Poseidon managing director and CEO Peter Harold reckons the company’s WA projects are at the centre of a perfect storm – poised to enter production in 2022 as nickel demand is forecast to soar.

“I think there is a supply shortage coming, I think we’re already seeing it now,” he said.

“There’s a strike on at Vale’s Sudbury operations in Canada and those can often go for a couple of months.

“And there’s issues in Indonesia with COVID and people not being able to get to work, and all of that puts pressure on production.

“At the same time, you’ve got strong demand for stainless steel and then there’s the whole electric vehicle ramp-up of demand.

“The numbers I’ve seen is nickel going from 2.5 million tonnes a year of annual demand in the world (for primary nickel) to over 9 million tonnes in 30 years.

“That’s a massive increase and I don’t know where all that nickel is going to come from.”

Harold said there would have to be sustained higher prices so that some of the lower grade projects (which have been around for years) could get financed and up and running.

“I see that potentially coming over the medium term – the next 2-5 years,” he said.

“I think there’s a really strong fundamental for short term, medium term and long-term pricing to be really good.”

Poseidon Nickel MD and CEO Peter Harold.

 

Targeting production in 2022

Poseidon Nickel (ASX:POS) owns the Windarra, Black Swan and the Lake Johnston Nickel Projects in WA which have a resource base of around 400,000 tonnes of nickel and 180,000 ounces of gold.

Plus, the existing mines host existing infrastructure (including concentrators) and have exploration upside – with the Abi Rose discovery at Lake Johnson and the recent discovery of the Golden Swan mineralisation at Black Swan.

Harold said the company is in the middle now of a drill out program on Golden Swan that’s designed to get it to a maiden resource.

“That drilling will be finished at the end of July and then we can work out an average grade and come up with a resource.

“Then the mining engineers will hopefully come up with a mining resource, and we’ll determine the mine schedule – and give that information to potential ore purchasers – which is BHP because they’re the ones who can take the ore.

“We’re hoping to be in a position to make a decision on process mining and processing by the December this year, and if we go the direct shipping route that will take about six months to get it into production – so the middle of next year potentially.”
 

Concentrator restart options

But the company has an ace up its sleeve, with the option to restart the small concentrator at Black Swan.

In fact, Poseidon could even make a nickel hub out of its projects – with Lake Johnston also having a processing plant.

“At Black Swan we’ve actually got three separate configurations, we’ve got the original old Silver Swan plant 150,000 tonnes, ideal for small volume high grade (Silver Swan and Golden Swan) we’ve got the 600,000-tonne plant which we could use for bringing down 500,000 tonnes of Windarra material.

“Or you’ve got the bigger plant at 2 million tonnes that would treat Windarra plus Black Swan open pit.

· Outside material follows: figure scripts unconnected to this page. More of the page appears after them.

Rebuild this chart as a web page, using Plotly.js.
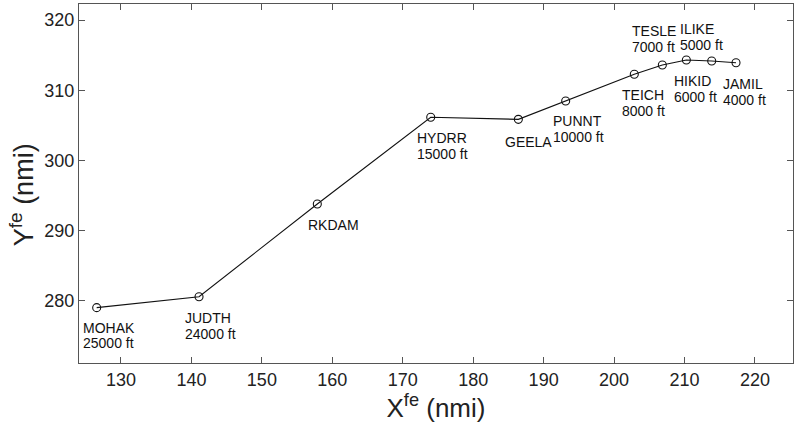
<!DOCTYPE html>
<html>
<head>
<meta charset="utf-8">
<script src="https://cdn.plot.ly/plotly-3.0.1.min.js"></script>
<style>html,body{margin:0;padding:0;background:#fff;}#chart{width:800px;height:426px;}</style>
</head>
<body>
<div id="chart"></div>
<script>
// Data
const xVals = [126.55, 141.08, 157.87, 173.97, 186.41, 193.13, 202.87, 206.85, 210.26, 213.86, 217.31];
const yVals = [279.05, 280.60, 293.80, 306.15, 305.86, 308.47, 312.27, 313.59, 314.31, 314.16, 313.92];
const names = ['MOHAK', 'JUDTH', 'RKDAM', 'HYDRR', 'GEELA', 'PUNNT', 'TEICH', 'TESLE', 'ILIKE', 'HIKID', 'JAMIL'];
const alts = ['25000 ft', '24000 ft', '', '15000 ft', '', '10000 ft', '8000 ft', '7000 ft', '5000 ft', '6000 ft', '4000 ft'];
const xTicks = [130, 140, 150, 160, 170, 180, 190, 200, 210, 220];
const yTicks = [280, 290, 300, 310, 320];

// Label placement (pixels relative to each point): left edge of text, centre of first line (down positive)
const labelDx = [-14, -14, -9, -13.7, -13, -13, -12.6, -30.6, -6, -38, -12.7];
const labelDy = [20, 21, 21.3, 20.6, 22.4, 20.1, 20.6, -33.6, -31.1, 20.4, 21.7];
const lineGap = 15.8;

const FONT = 'Liberation Sans, Arial, Helvetica, sans-serif';

const annotations = [];
names.forEach((n, i) => {
  const lines = [n, alts[i]];
  lines.forEach((t, k) => {
    if (!t) return;
    annotations.push({
      x: xVals[i], y: yVals[i], xref: 'x', yref: 'y',
      text: t, showarrow: false, borderpad: 0,
      xanchor: 'left', yanchor: 'middle',
      xshift: labelDx[i] - 1,
      yshift: -(labelDy[i] + k * lineGap),
      font: {family: FONT, size: 14, color: '#111'}
    });
  });
});

// Y axis title drawn as rotated annotation
annotations.push({
  xref: 'paper', yref: 'paper', x: -0.08, y: 0.47,
  xanchor: 'center', yanchor: 'middle', textangle: -90,
  text: 'Y<sup>fe</sup> (nmi)', showarrow: false,
  font: {family: FONT, size: 27, color: '#222'}
});

const trace = {
  x: xVals, y: yVals, type: 'scatter', mode: 'lines+markers',
  line: {color: '#111', width: 1.1},
  marker: {symbol: 'circle-open', size: 8, color: '#111', line: {width: 1.1, color: '#111'}},
  hoverinfo: 'skip'
};

const axisCommon = {
  showline: true, linecolor: '#555', linewidth: 1,
  mirror: 'ticks', ticks: 'inside', ticklen: 6, tickcolor: '#555', tickwidth: 1,
  showgrid: false, zeroline: false,
  tickfont: {family: FONT, size: 18, color: '#222'}
};

const layout = {
  width: 800, height: 426,
  margin: {l: 79, r: 7, t: 4, b: 63},
  paper_bgcolor: '#fff', plot_bgcolor: '#fff',
  showlegend: false,
  xaxis: Object.assign({}, axisCommon, {
    range: [124.04, 225.4], tickmode: 'array', tickvals: xTicks, ticktext: xTicks.map(String),
    title: {text: 'X<sup>fe</sup> (nmi)', font: {family: FONT, size: 26, color: '#222'}, standoff: 2}
  }),
  yaxis: Object.assign({}, axisCommon, {
    range: [271.17, 322.28], tickmode: 'array', tickvals: yTicks, ticktext: yTicks.map(String)
  }),
  annotations: annotations
};

Plotly.newPlot('chart', [trace], layout, {displayModeBar: false, staticPlot: true});
</script>
</body>
</html>
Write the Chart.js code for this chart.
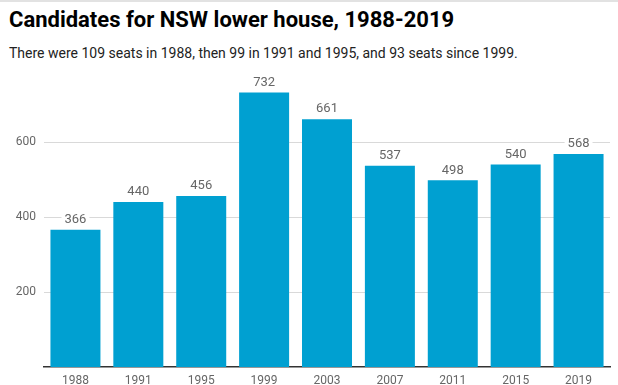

“So, you haven’t got one plant, you’ve got three effectively which can be reconfigured and they’re all in the one spot – effectively a hub if you like.

“And at Lake Johnson we’ve also got an ore body, a mine and a processing plant there so all we’ve got to do is dewater the mine and you can go straight back in and start mining.

“And people want nickel sulphide concentrate, so you’re going to produce the right product at the right time in a market that’s short feed – so it’s the perfect storm really.”